Look through the records below and collect all lines that hold the string "standalone".

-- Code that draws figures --
################
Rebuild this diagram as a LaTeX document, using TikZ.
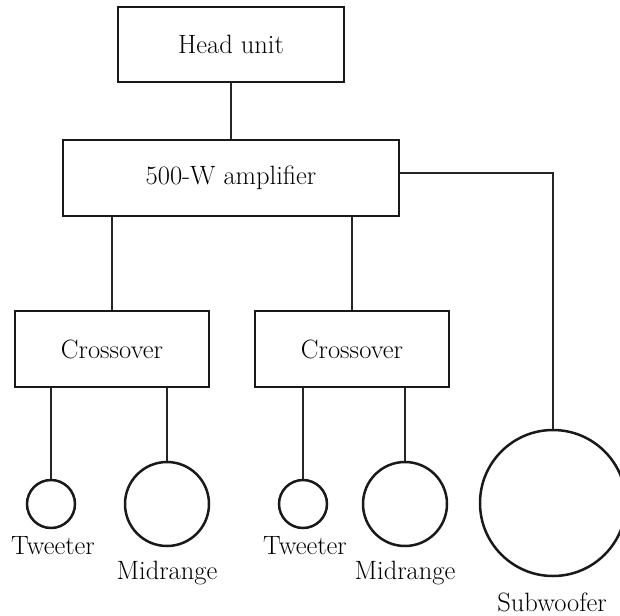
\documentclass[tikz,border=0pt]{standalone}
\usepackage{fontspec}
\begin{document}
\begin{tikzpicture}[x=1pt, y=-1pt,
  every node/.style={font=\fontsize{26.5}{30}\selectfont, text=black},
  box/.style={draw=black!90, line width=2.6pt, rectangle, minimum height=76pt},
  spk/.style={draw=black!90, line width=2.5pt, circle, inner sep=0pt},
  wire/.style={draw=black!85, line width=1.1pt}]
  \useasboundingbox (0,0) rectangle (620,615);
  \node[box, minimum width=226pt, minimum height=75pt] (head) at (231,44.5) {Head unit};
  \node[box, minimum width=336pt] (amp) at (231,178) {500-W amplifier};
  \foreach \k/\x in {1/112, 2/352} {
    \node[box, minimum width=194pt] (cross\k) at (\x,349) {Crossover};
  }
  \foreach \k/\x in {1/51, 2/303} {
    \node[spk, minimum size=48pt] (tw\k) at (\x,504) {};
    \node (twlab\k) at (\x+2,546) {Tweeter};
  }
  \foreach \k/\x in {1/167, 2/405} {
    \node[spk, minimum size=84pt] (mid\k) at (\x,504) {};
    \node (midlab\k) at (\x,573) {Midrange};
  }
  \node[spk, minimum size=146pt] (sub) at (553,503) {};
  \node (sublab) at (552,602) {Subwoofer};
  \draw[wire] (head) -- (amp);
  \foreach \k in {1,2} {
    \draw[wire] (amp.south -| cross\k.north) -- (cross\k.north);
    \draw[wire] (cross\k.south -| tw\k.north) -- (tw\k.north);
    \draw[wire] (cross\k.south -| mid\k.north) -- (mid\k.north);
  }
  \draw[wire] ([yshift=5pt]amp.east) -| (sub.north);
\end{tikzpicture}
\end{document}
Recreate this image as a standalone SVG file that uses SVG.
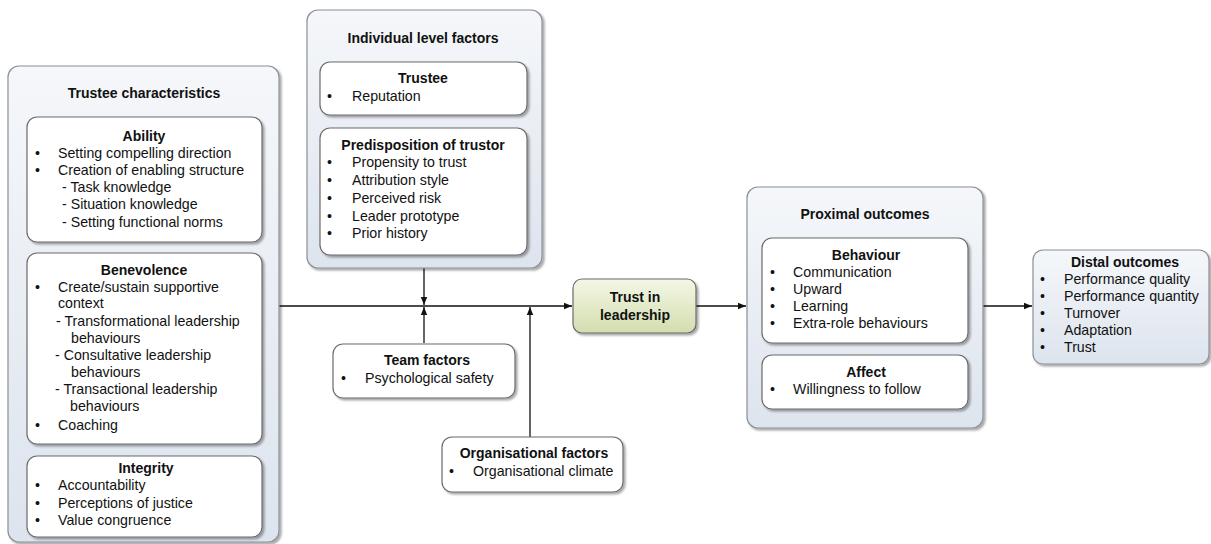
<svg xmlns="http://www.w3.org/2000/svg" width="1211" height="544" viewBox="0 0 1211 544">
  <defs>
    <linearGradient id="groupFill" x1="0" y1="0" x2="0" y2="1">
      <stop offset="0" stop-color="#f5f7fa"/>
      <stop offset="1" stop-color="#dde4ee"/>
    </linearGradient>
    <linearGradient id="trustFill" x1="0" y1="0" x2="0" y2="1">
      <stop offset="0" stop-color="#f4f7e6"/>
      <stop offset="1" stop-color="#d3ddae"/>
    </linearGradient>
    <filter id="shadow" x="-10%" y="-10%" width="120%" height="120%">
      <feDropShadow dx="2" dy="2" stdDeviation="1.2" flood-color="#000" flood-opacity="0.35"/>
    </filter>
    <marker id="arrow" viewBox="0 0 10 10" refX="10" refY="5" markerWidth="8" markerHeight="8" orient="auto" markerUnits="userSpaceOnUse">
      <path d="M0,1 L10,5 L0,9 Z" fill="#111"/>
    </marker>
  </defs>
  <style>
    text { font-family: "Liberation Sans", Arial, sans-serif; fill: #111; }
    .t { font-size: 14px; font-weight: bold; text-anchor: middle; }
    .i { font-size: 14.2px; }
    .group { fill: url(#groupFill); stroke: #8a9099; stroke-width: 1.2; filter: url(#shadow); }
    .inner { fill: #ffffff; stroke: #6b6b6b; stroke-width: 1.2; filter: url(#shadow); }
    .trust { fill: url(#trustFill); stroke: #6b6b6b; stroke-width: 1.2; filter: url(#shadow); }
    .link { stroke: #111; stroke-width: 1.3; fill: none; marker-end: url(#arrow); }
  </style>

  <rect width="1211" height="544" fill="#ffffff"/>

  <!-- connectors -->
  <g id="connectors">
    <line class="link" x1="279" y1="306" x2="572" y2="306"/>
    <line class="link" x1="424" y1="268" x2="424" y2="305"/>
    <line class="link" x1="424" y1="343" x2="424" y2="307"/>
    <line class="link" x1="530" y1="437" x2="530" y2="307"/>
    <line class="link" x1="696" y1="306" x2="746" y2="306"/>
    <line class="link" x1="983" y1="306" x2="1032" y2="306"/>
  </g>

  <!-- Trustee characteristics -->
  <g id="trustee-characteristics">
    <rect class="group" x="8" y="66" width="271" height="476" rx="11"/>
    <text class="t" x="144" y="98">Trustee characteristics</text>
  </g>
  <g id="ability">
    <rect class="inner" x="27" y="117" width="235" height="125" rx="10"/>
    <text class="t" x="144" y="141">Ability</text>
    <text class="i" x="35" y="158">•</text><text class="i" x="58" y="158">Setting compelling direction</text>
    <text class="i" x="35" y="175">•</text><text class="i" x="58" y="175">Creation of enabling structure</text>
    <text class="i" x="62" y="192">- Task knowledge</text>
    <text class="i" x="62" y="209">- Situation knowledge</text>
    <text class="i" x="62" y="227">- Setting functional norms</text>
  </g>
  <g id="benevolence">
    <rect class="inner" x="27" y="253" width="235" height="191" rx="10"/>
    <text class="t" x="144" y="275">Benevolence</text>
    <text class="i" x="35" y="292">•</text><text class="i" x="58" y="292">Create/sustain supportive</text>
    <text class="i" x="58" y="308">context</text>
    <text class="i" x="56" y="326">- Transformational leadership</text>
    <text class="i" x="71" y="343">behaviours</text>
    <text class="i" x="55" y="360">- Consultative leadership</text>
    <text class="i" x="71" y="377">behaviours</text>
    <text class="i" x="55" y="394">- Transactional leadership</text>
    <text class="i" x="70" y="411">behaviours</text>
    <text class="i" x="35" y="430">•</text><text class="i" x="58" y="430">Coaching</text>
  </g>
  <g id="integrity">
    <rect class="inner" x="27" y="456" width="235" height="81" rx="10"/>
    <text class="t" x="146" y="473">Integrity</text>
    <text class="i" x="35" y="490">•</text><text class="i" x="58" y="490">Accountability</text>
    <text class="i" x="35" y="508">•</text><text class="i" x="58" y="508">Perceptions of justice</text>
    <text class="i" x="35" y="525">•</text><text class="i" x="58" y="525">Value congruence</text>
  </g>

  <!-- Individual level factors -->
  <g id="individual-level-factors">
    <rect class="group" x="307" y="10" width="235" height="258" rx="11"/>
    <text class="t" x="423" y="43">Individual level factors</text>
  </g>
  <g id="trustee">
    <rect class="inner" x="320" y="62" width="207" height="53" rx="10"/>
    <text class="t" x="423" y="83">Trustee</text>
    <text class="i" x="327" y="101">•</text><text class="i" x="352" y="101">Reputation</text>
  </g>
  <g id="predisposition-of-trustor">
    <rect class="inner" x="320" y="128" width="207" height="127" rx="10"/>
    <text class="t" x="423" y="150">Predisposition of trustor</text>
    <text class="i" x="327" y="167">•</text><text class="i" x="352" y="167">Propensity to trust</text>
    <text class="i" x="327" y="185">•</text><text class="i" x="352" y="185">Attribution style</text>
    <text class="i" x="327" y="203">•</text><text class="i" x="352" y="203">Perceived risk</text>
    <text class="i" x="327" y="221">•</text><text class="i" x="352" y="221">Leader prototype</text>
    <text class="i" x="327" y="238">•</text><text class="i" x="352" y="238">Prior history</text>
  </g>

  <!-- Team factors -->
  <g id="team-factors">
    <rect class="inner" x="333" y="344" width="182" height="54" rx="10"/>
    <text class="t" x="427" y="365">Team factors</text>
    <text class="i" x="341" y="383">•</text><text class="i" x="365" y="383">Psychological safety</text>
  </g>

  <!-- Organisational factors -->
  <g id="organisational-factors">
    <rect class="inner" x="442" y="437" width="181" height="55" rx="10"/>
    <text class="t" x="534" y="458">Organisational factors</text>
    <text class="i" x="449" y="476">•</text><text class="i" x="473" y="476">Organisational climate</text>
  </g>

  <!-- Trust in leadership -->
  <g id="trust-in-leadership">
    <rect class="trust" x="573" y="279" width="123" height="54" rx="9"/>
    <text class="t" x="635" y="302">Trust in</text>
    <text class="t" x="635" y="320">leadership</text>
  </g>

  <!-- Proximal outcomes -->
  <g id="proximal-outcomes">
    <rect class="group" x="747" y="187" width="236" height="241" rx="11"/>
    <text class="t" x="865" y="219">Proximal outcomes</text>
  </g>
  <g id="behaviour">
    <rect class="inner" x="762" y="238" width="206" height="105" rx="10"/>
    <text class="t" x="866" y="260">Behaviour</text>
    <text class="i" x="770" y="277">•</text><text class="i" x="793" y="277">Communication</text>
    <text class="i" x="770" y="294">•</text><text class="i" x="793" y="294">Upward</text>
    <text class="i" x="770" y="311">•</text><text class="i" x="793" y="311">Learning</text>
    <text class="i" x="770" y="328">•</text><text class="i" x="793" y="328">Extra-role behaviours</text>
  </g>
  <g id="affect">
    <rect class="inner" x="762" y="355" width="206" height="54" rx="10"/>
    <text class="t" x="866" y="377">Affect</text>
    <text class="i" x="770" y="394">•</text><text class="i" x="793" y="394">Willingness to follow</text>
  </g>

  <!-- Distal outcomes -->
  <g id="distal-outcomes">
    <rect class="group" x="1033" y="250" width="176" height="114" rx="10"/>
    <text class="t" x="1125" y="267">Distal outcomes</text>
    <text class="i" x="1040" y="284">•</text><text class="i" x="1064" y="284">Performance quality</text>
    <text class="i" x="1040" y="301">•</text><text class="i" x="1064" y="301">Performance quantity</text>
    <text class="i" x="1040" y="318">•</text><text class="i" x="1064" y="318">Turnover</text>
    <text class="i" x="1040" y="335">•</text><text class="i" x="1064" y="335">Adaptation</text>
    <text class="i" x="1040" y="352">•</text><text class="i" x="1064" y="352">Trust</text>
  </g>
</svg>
################
-- The answer --
\documentclass[tikz,border=0pt]{standalone}
Recreate this image as a standalone SVG file that uses SVG.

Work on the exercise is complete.